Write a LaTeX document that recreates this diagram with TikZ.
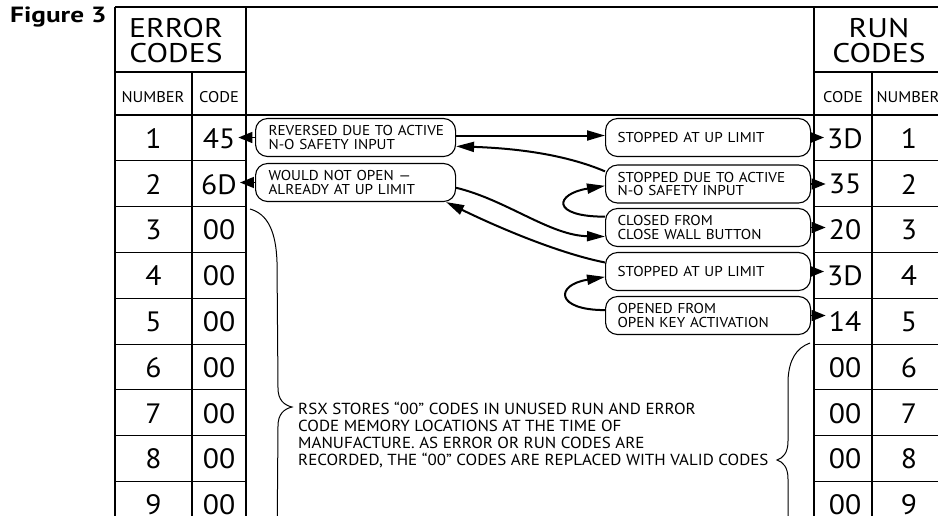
\documentclass[tikz,border=0pt]{standalone}
\usepackage{fontspec}
\setmainfont[FakeStretch=1.06]{PT Sans}
\newfontfamily\hdrfont[FakeStretch=1.17]{PT Sans}
\newfontfamily\titlefont[FakeStretch=1.24]{PT Sans Bold}
\usetikzlibrary{arrows.meta}
\begin{document}
\begin{tikzpicture}[x=1pt,y=-1pt,
  tl/.style={line width=1.2pt},
  rl/.style={line width=1pt},
  cbox/.style={draw, line width=1.1pt, rounded corners=12pt, minimum height=38pt,
    inner ysep=0pt, align=left, anchor=west, font=\fontsize{14.3}{13.2}\selectfont},
  lbox/.style={cbox, text width=174pt, inner xsep=13pt},
  rbox/.style={cbox, text width=181pt, inner xsep=12pt},
  num/.style={font=\fontsize{28}{28}\selectfont, inner sep=3pt},
  hdr/.style={font=\hdrfont\fontsize{27}{25}\selectfont, align=center, inner sep=0pt},
  sub/.style={font=\fontsize{15.5}{16}\selectfont, inner sep=0pt},
  flow/.style={line width=2pt, -{Triangle[length=18pt,width=10pt]}},
  codearrow/.style={line width=1.5pt, -{Triangle[length=14pt,width=11pt]}},
  brace/.style={line width=1pt},
  note/.style={font=\fontsize{16}{17}\selectfont, align=left, inner sep=0pt, anchor=west}
]
\useasboundingbox (0,0) rectangle (938,515);
\clip (0,0) rectangle (938,515);

% title
\node[anchor=base west, inner sep=0pt] (title) at (10,22.5) {\titlefont\fontsize{22}{22}\selectfont Figure 3};

% table frame
\draw[tl] (115,7) -- (950,7);
\draw[tl] (115,7) -- (115,540);
\draw[tl] (246,7) -- (246,540);
\draw[tl] (814,7) -- (814,540);
\draw[tl] (945,7) -- (945,540);
\draw[tl] (115,72) -- (246,72);
\draw[tl] (814,72) -- (950,72);
\draw[tl] (192,72) -- (192,540);
\draw[tl] (872,72) -- (872,540);
\draw[tl] (115,115) -- (950,115);
\foreach \k in {1,...,8}{
  \draw[rl] (115,115+45.8*\k) -- (246,115+45.8*\k);
  \draw[rl] (814,115+45.8*\k) -- (950,115+45.8*\k);
}

% headers
\node[hdr] (eh) at (176,40.5) {ERROR\\CODES};
\node[hdr] (rh) at (879,40.5) {RUN\\CODES};
\node[sub] (enh) at (153,97.5) {NUMBER};
\node[sub] (ech) at (219,97.5) {CODE};
\node[sub] (rch) at (843,97.5) {CODE};
\node[sub] (rnh) at (908,97.5) {NUMBER};

% row contents
\foreach \i/\ec/\rc in {1/45/3D,2/6D/35,3/00/20,4/00/3D,5/00/14,6/00/00,7/00/00,8/00/00,9/00/00}{
  \node[num] (en\i) at (153.5,138.5+45.8*\i-45.8) {\i};
  \node[num] (ec\i) at (219,138.5+45.8*\i-45.8) {\ec};
  \node[num] (rc\i) at (845,138.5+45.8*\i-45.8) {\rc};
  \node[num] (rn\i) at (909,138.5+45.8*\i-45.8) {\i};
}

% boxes
\node[lbox] (L1) at (255,137.5) {\mbox{REVERSED DUE TO ACTIVE}\\\mbox{N-O SAFETY INPUT}};
\node[lbox] (L2) at (255,182.5) {\mbox{WOULD NOT OPEN —}\\\mbox{ALREADY AT UP LIMIT}};
\node[rbox] (R1) at (605,137.5) {\mbox{STOPPED AT UP LIMIT}};
\node[rbox] (R2) at (605,184) {\mbox{STOPPED DUE TO ACTIVE}\\\mbox{N-O SAFETY INPUT}};
\node[rbox] (R3) at (605,227.5) {\mbox{CLOSED FROM}\\\mbox{CLOSE WALL BUTTON}};
\node[rbox] (R4) at (605,271.5) {\mbox{STOPPED AT UP LIMIT}};
\node[rbox] (R5) at (605,315.5) {\mbox{OPENED FROM}\\\mbox{OPEN KEY ACTIVATION}};

% box to code arrows
\draw[codearrow] (L1.west) -- (L1.west -| ec1.east);
\draw[codearrow] (L2.west) -- (L2.west -| ec2.east);
\draw[codearrow] (R1.east) -- (R1.east -| rc1.west);
\draw[codearrow] (R2.east) -- (R2.east -| rc2.west);
\draw[codearrow] (R3.east) -- (R3.east -| rc3.west);
\draw[codearrow] (R4.east) -- (R4.east -| rc4.west);
\draw[codearrow] (R5.east) -- (R5.east -| rc5.west);

% flow arrows
\draw[flow] ([yshift=2pt]L1.east) -- ([yshift=2pt]L1.east -| R1.west);
\draw[flow] (R2.173) .. controls +(-40,-17) and +(60,2) .. (L1.-5);
\draw[flow] (L2.-3) .. controls +(50,12) and +(-55,-1) .. (R3.185);
\draw[flow] (R4.175) .. controls +(-50,-10) and +(45,22) .. ([xshift=-10pt]L2.south east);
\draw[flow] (R3.174) .. controls +(-55,0) and +(-50,8) .. (R2.181);
\draw[flow] (R5.177.3) .. controls +(-50,0) and +(-50,8) .. (R4.183);

% braces
\draw[brace] (250,209) .. controls (268,214) and (276,232) .. (277,262)
  -- (278,388) .. controls (278,400) and (284,405) .. (292,407)
  .. controls (284,409) and (278,414) .. (278,426)
  -- (277,552) .. controls (276,582) and (268,600) .. (250,605);
\draw[brace] (810,343) .. controls (796,348) and (789,360) .. (788,380)
  -- (788,441) .. controls (788,453) and (783,458) .. (777,460)
  .. controls (783,462) and (788,467) .. (788,479)
  -- (788,540) .. controls (789,560) and (796,572) .. (810,577);

% note
\node[note] (note) at (298,434.5) {RSX STORES “00” CODES IN UNUSED RUN AND ERROR\\CODE MEMORY LOCATIONS AT THE TIME OF\\MANUFACTURE. AS ERROR OR RUN CODES ARE\\RECORDED, THE “00” CODES ARE REPLACED WITH VALID CODES};
\end{tikzpicture}
\end{document}
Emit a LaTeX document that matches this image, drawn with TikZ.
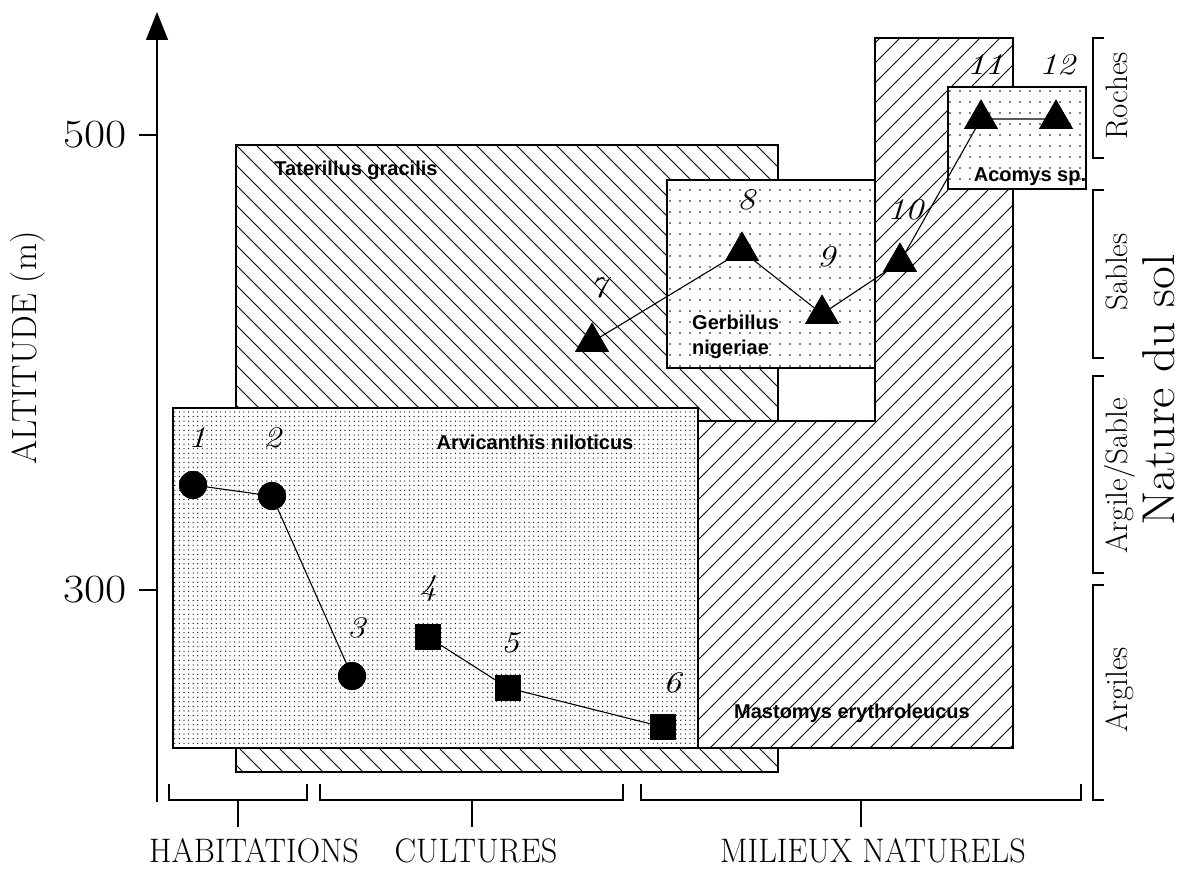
\documentclass[tikz,border=0pt]{standalone}
\usepackage{fontspec}
\usepackage{graphicx}
\newfontfamily\lsans{Liberation Sans}
\usetikzlibrary{arrows.meta,shapes.geometric,patterns}
\pgfdeclarepatternformonly{densedots}{\pgfqpoint{-1pt}{-1pt}}{\pgfqpoint{1pt}{1pt}}{\pgfqpoint{4.6pt}{4.6pt}}{\pgfpathcircle{\pgfpointorigin}{0.65pt}\pgfusepath{fill}}
\pgfdeclarepatternformonly{sparsedots}{\pgfqpoint{-1pt}{-1pt}}{\pgfqpoint{1pt}{1pt}}{\pgfqpoint{10pt}{11pt}}{\pgfpathcircle{\pgfpointorigin}{0.8pt}\pgfusepath{fill}}
\newcommand{\wide}[1]{\scalebox{1.2}[1]{#1}}
\begin{document}
\begin{tikzpicture}[x=1pt,y=-1pt,
  boxline/.style={line width=1.4pt},
  hatchline/.style={line width=0.9pt},
  conn/.style={line width=1.1pt},
  circmark/.style={circle,fill=black,minimum size=28pt,inner sep=0pt},
  sqmark/.style={rectangle,fill=black,minimum size=26pt,inner sep=0pt},
  trimark/.style={regular polygon,regular polygon sides=3,fill=black,minimum size=39pt,inner sep=0pt},
  numlab/.style={font=\fontsize{30}{32}\selectfont\itshape,inner sep=0pt},
  species/.style={font=\lsans\bfseries\fontsize{20}{24}\selectfont,inner sep=0pt},
  soil/.style={rotate=90,anchor=base,font=\fontsize{31}{34}\selectfont,inner sep=0pt},
  milieu/.style={anchor=base,font=\fontsize{34}{38}\selectfont,inner sep=0pt},
  ticklab/.style={font=\fontsize{40}{44}\selectfont,inner sep=0pt},
  bracket/.style={line width=1.2pt}]
\useasboundingbox (0,0) rectangle (1182,872);

% Taterillus gracilis (backslash hatching)
\fill[white] (236,145) rectangle (778,772);
\begin{scope}
\clip (236,145) rectangle (778,772);
\foreach \c in {-660,-640,...,560} \draw[hatchline] (236+\c,145) -- ++(700,700);
\end{scope}
\draw[boxline] (236,145) rectangle (778,772);

% Mastomys erythroleucus (slash hatching)
\fill[white] (698,421) -- (875,421) -- (875,38) -- (1013,38) -- (1013,748) -- (698,748) -- cycle;
\begin{scope}
\clip (698,421) -- (875,421) -- (875,38) -- (1013,38) -- (1013,748) -- (698,748) -- cycle;
\foreach \c in {700,720,...,1740} \draw[hatchline] (\c,38) -- ++(-720,720);
\end{scope}
\draw[boxline] (698,421) -- (875,421) -- (875,38) -- (1013,38) -- (1013,748) -- (698,748) -- cycle;

% Arvicanthis niloticus (dense dots)
\draw[boxline,preaction={fill=white},pattern=densedots] (173,408) rectangle (698,748);
% Gerbillus nigeriae
\draw[boxline,preaction={fill=white},pattern=sparsedots] (667,180) rectangle (875,368);
% Acomys sp.
\draw[boxline,preaction={fill=white},pattern=sparsedots] (948,87) rectangle (1086,189);

% species labels
\node[species] (tat) at (356,170) {Taterillus gracilis};
\node[species] (arv) at (535,442) {Arvicanthis niloticus};
\node[species,anchor=west] (ger1) at (692,322) {Gerbillus};
\node[species,anchor=west] (ger2) at (692,349) {nigeriae};
\node[species] (aco) at (1030,177) {Acomys sp.};
\node[species] (mas) at (852,713) {Mastomys erythroleucus};

% markers
\node[circmark] (m1) at (193,485) {};
\node[circmark] (m2) at (272,496) {};
\node[circmark] (m3) at (352,676) {};
\node[sqmark] (m4) at (428,637) {};
\node[sqmark] (m5) at (508,688) {};
\node[sqmark] (m6) at (663,727) {};
\node[trimark] (m7) at (592,342) {};
\node[trimark] (m8) at (742,251) {};
\node[trimark] (m9) at (822,314) {};
\node[trimark] (m10) at (900,262) {};
\node[trimark] (m11) at (981,119) {};
\node[trimark] (m12) at (1056,119) {};

% connectors
\draw[conn] (m1.center) -- (m2.center) -- (m3.center);
\draw[conn] (m4.center) -- (m5.center) -- (m6.center);
\draw[conn] (m7.center) -- (m8.center) -- (m9.center) -- (m10.center) -- (m11.center) -- (m12.center);
% redraw markers on top
\foreach \n in {m1,m2,m3} \fill (\n) circle (14pt);
\foreach \n in {m4,m5,m6} \fill ([shift={(-13pt,-13pt)}]\n) rectangle ([shift={(13pt,13pt)}]\n);
\node[trimark] at (m7) {};
\node[trimark] at (m8) {};
\node[trimark] at (m9) {};
\node[trimark] at (m10) {};
\node[trimark] at (m11) {};
\node[trimark] at (m12) {};

% number labels
\node[numlab] (l1) at (197,438) {\wide{1}};
\node[numlab] (l2) at (272,438) {\wide{2}};
\node[numlab] (l3) at (356,628) {\wide{3}};
\node[numlab] (l4) at (428,588) {\wide{4}};
\node[numlab] (l5) at (510,643) {\wide{5}};
\node[numlab] (l6) at (672,683) {\wide{6}};
\node[numlab] (l7) at (598,288) {\wide{7}};
\node[numlab] (l8) at (746,200) {\wide{8}};
\node[numlab] (l9) at (826,257) {\wide{9}};
\node[numlab] (l10) at (905,210) {\wide{10}};
\node[numlab] (l11) at (985,65) {\wide{11}};
\node[numlab] (l12) at (1057,65) {\wide{12}};

% y axis
\coordinate (axb) at (157,802);
\coordinate (axt) at (157,12);
\draw[line width=1.5pt,-{Triangle[length=28pt,width=22pt]}] (axb) -- (axt);
\draw[line width=1.3pt] (139,135) -- (157,135);
\draw[line width=1.3pt] (139,590) -- (157,590);
\node[ticklab] (t500) at (95,135) {\scalebox{1.15}[1]{500}};
\node[ticklab] (t300) at (95,590) {\scalebox{1.15}[1]{300}};
\node[rotate=90,anchor=base,font=\fontsize{35}{38}\selectfont,inner sep=0pt] (ylab) at (36,348) {ALTITUDE (m)};

% bottom brackets
\draw[bracket] (169,784) |- (307,800) -- (307,784);
\draw[bracket] (320,784) |- (623,800) -- (623,784);
\draw[bracket] (641,784) |- (1081,800) -- (1081,784);
\draw[bracket] (238,800) -- (238,827);
\draw[bracket] (472,800) -- (472,827);
\draw[bracket] (861,800) -- (861,827);
\node[milieu] (hab) at (254,862) {\scalebox{0.95}[1]{HABITATIONS}};
\node[milieu] (cul) at (476,862) {\scalebox{0.95}[1]{CULTURES}};
\node[milieu] (mil) at (873,862) {\scalebox{0.95}[1]{MILIEUX NATURELS}};

% right brackets
\draw[bracket] (1104,38) -| (1093,158) -- (1104,158);
\draw[bracket] (1104,190) -| (1093,358) -- (1104,358);
\draw[bracket] (1104,376) -| (1093,573) -- (1104,573);
\draw[bracket] (1104,585) -| (1093,800) -- (1104,800);
\node[soil] (roc) at (1127,96) {Roches};
\node[soil] (sab) at (1127,272) {Sables};
\node[soil] (ars) at (1127,476) {Argile/Sable};
\node[soil] (arg) at (1127,690) {Argiles};
\node[rotate=90,anchor=base,font=\fontsize{46}{50}\selectfont,inner sep=0pt] (nat) at (1174,390) {\scalebox{1.08}[1]{Nature du sol}};
\end{tikzpicture}
\end{document}
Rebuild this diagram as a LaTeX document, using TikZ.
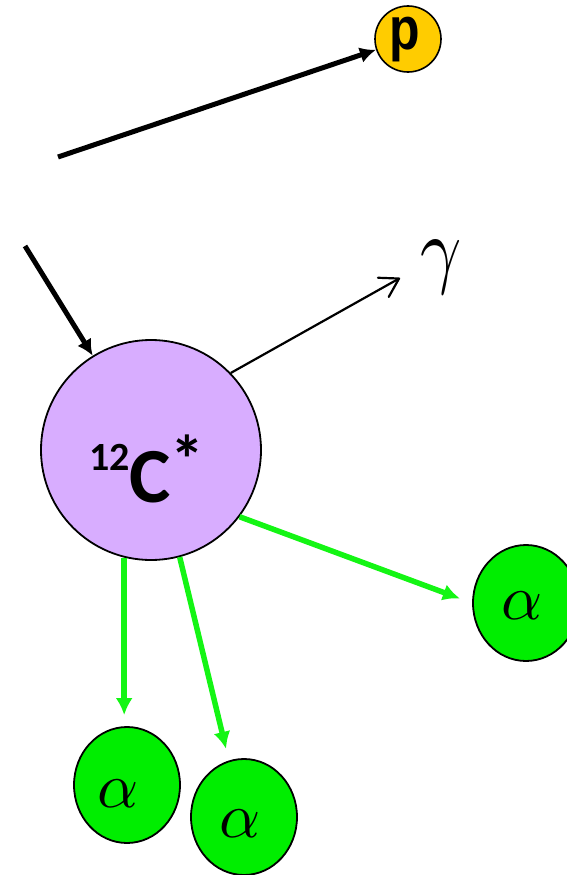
\documentclass[tikz,border=0pt]{standalone}
\usepackage{fontspec}
\newfontfamily\nucfont{Carlito}
\newfontfamily\pfont{Liberation Sans}
\usepackage{tikz}
\usetikzlibrary{arrows.meta,positioning,shapes.geometric,calc}
\definecolor{lilac}{RGB}{216,173,255}
\definecolor{alphagreen}{RGB}{0,238,0}
\definecolor{arrowgreen}{RGB}{20,245,20}
\definecolor{pyellow}{RGB}{255,204,0}

\begin{document}
\begin{tikzpicture}[x=1pt,y=-1pt,
    nucleus/.style={circle, draw, line width=1.8pt, fill=lilac, minimum size=220pt, inner sep=0pt},
    alphabox/.style={ellipse, draw, line width=1.8pt, fill=alphagreen, minimum width=106pt, minimum height=116pt, inner sep=0pt},
    greek/.style={inner sep=0pt},
    proton/.style={circle, draw, line width=1.6pt, fill=pyellow, minimum size=66pt, inner sep=0pt},
    beam/.style={-{Latex[length=16pt,width=16pt]}, line width=5pt},
    decay/.style={-{Latex[length=17pt,width=17pt]}, line width=5.5pt, draw=arrowgreen, color=arrowgreen},
    photon/.style={-{Straight Barb[length=18pt,width=22pt,line cap=round,line join=round]}, line width=2.2pt}
  ]
    \useasboundingbox (0,0) rectangle (566,875);

    \node[nucleus] (C) at (151,450) {};
    \node[anchor=base] (clabel) at (147,502) {\nucfont\bfseries\raisebox{32pt}{\fontsize{40}{40}\selectfont 12}\fontsize{78}{78}\selectfont C\raisebox{19pt}{\fontsize{68}{68}\selectfont *}};
    \node[proton] (p) at (408,39) {};
    \node[anchor=base] (plbl) at (405,50) {\pfont\bfseries\scalebox{1}[1.2]{\fontsize{50}{50}\selectfont p}};
    \node[greek] (gam) at (441,267) {\scalebox{7.2}[8.6]{$\gamma$}};
    \node[alphabox] (a1) at (127,785) {};
    \node[alphabox] (a2) at (244,817) {};
    \node[alphabox] (a3) at (526,603) {};
    \node[greek] (a1lbl) at (118,794) {\scalebox{6.4}{$\alpha$}};
    \node[greek] (a2lbl) at (240,824) {\scalebox{6.4}{$\alpha$}};
    \node[greek] (a3lbl) at (522,606) {\scalebox{6.4}{$\alpha$}};

    \coordinate (pin) at (58,157);
    \coordinate (cin) at (25,246);
    \coordinate (gend) at (400,278);

    \draw[beam] (pin) -- (p);
    \draw[beam] (cin) -- (C);
    \draw[photon] (C.44) -- (gend);
    \draw[decay, shorten >=11pt] (C.-104) -- (C.-104 |- a1.north);
    \draw[decay, shorten >=12pt] (C.-75) -- (a2.105);
    \draw[decay, shorten >=13pt] (C.-37.5) -- (a3.west);
  \end{tikzpicture}
\end{document}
============
YOUR TASK:
Find each line that has the word "diagram", then copy it out.

ANSWER TO THIS EXERCISE:
Write a LaTeX document that recreates this diagram with TikZ.
Rebuild this diagram as a LaTeX document, using TikZ.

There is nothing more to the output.